肌襦袢を着せた状態です。腕の付け根部分にはさほど違和感がありません。
長襦袢
次に長襦袢です。こちらも大きな違和感はありません。着物ベルトだけで固定し、シワは後ろに集中させました。これが正しいのかどうかはわかりません。ここはきちんと調べておく必要がありますね。
基本の立ち姿であれば、これでいけそうです。
着物を着せる前に、長じゅばんの再調整を行いました。着物を着てからでは長じゅばんを調整するのは大変らしく、襟元や、左右のバランス、前後のシワを調整しました。
背中側のシワは、できるだけ伸ばすようです。つまりシワは、左右の脇の部分に追い込まれることになります。自動的に肩から脇にかけてシワができることになります。
伊達帯をつけた状態です。また、後ろ襟は長じゅばんの段階で調整しておかなくてはならないようです。この首の後ろ側にスキマを作ることを「衣紋(えもん)を抜く」と称するようです。
着物
着物の着付けで一番大変と感じたのがおはしょりをきれいに作る部分でしょうか。着付けを紹介している着物メーカーのページなどに着付けについての詳細が掲載されているものの、一方からの写真と言葉だけでは意味がつかみにくい部分が多く、結果的に多くの部分が試行錯誤となりました。
最初の難関は裾を揃えることでした。仮の帯として着物の上から腰ひもを巻き裾が地面に水平になるよう調整しました。このプロセスでは「ワンツー腰帯」というベルクロがついたワンタッチ帯があればよかったのですが、今回は用意できず、昔ながらのヒモを用いました。

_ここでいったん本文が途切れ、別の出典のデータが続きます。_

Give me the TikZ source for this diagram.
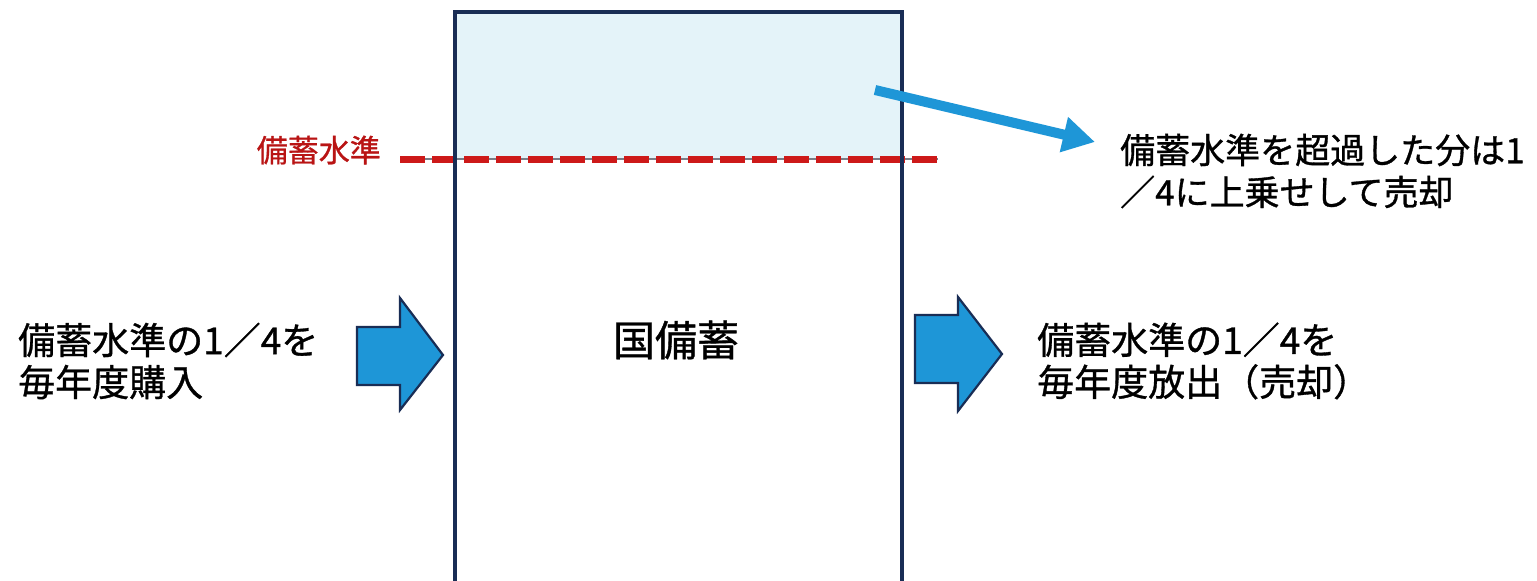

ヒモの最大の欠点はどうしても緩みが出てしまうことです。このような立体的な調整を施す場面では、伸び縮みする帯が調整しやすいだろうなと思いながら調整しました。また、ヒモの場合は結び目ができてしまうことと、余った部分は垂れ下がりますので、結構始末が面倒です。
ある程度調整ができた段階で、コーリンベルトで固定し、襟元などを再調整しました。
次に、おはしょりの調整です。コーリンベルトの上からさらにヒモをつけ、おはしょりの形を整えました。どちらかというと帯の下にちょっこっと見える前側がきれいに見えるように調整し、シワを横から後ろ側に送りました。
帯は巻いて縛るだけの簡易的なものです。
後ろ側に結び目を取り付けるだけのものです。浴衣のアイリス結びを模したもののようです。
前に見えるヒモは仮留めの状態で最終的には隠します。
まとめ
2022年9月第三週いっぱい時間をとって、できる範囲でマネキンの体型調整を行い、着物の着付けまで進めたいと思います。
和装なので、腕の太さはあまり影響しないと思いますが、腕の付け根、肩の部分の肉痩せした形状は思ったよりも目立つため、このエリアに集中して細工を施したいと思います。